Совершенно иначе развивалась в то время музыкальная культура, о чем свидетельствуют здесь рассказы музыкантов и композиторов. Новая российская музыка была, как ни странно, гораздо больше интегрирована в мировое движение. Несмотря на отдельные скандалы, в столицах, а еще больше в провинции устраивались оригинальные концерты; отдельных музыкантов и композиторов выпускали из страны, и они имели возможность вживую общаться со звездами западного авангарда. Музыканты и просто любители музыки имели больше возможностей отслеживать развитие музыки на Западе, покупая у фарцовщиков или привозя пластинки и партитуры, ведя переписку и проч. Почему-то музыка, в отличие от визуального ряда, в несколько меньшей степени рассматривалась властями как поле для потенциально враждебной идеологии. Можно утверждать, что и эта ситуация, хоть и не столь значительно, как прочие факторы, способствовала постепенному высвобождению сознания в замкнутом, сверхидеологизированном социуме.
Итак, в городах долго шли невнятные и заторможенные процессы самопознания и самоидентификации, поисков информации и единомышленников. Тем не менее в силу таких разных факторов, как гротескная гиперидеологизация масс-медиа и уличной агитации, начавшаяся с приснопамятной гигантской инсталляции с Ильичем-под-дирижаблем в ночном небе над несостоявшимся Дворцом Советов – да, все та же гигантомания – во время празднований 50-летия Октябрьской революции, повсеместная буффонада двоемыслия, ослабление хватки наследников железного Феликса, желание выйти за фрейм традиций ушедшего в прошлое авангарда, осознание самих себя как самоценных и свободных художников, к началу – середине 1970-х в Москве все же происходит постепенное высвобождение нашего собственного языка – об этом хорошо пишет в своем тексте Эрик Булатов. А поиск выхода из замкнутого, недвижного цикла жизни картин (художник – мастерская – случайный гость – стеллаж), из подвально-чердачного контекста ведет к прорыву 1974-го в Москве и несколько позже – в Питере.

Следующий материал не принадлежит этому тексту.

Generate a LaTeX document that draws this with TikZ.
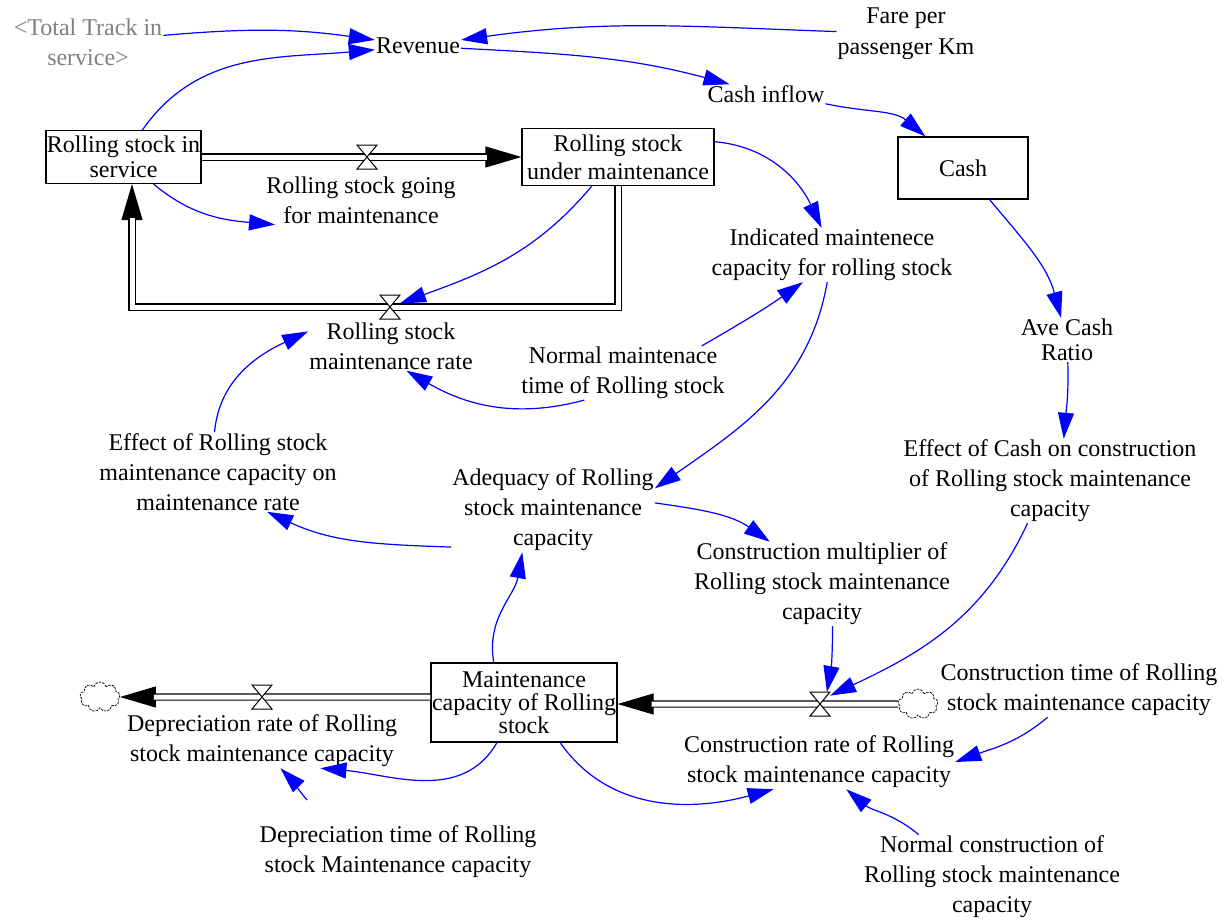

Довольно убедительно рисует молодое поколение в семидесятые критик О. Холмогорова: «“Семидесятники” ничего не делали для истории, а жили и придумывали для сейчас и себя; идей хватало, их не надо было рассчитывать, они даже выстраивались в очередь, перехлестывая друг друга, захлебываясь собственной плодовитостью. Минимум рефлексий и оценок по шкале местной и интернациональной иерархии, невероятное, почти физическое наслаждение от происходящего – от градуса кипения той артистической жизни, от концентрации самостийно устраиваемых событий, от той питательной интеллектуально-художественной среды квартир, мастерских и кухонь, которая действительно заряжала… Делание искусства было естественным, как дыхание, требовавшее выхода и ощутимой реализации»[13]. К этому можно добавить и сочетание двух таких стимулирующих обстоятельств, отмечаемых авторами в разговорах со мной, как удивительное количество свободного времени и совершеннейшая беззаботность молодежи.
И именно в семидесятые годы XX века Л.Н. Гумилев в своей монографии «Этногенез и биосфера Земли»[63] вводит в научный оборот понятие пассионарность (от лат. passio – страсть, страстность) – этот термин неоднократно употребляет в своем тексте художник Борис Орлов. В широком смысле речь идет об уровне «биохимической энергии живого вещества» (термин В.И. Вернадского), содержащейся в отдельном индивиде или в группе людей, объединенных внутрисистемными связями. Как одна из центральных категорий теории этногенеза, пассионарность означает энергетическое напряжение общественных систем. По концепции Гумилева, те люди, что обладают определенными характеристиками («человеческим качеством»), выступают движущим ядром общественных систем и придают им соответствующий вектор развития.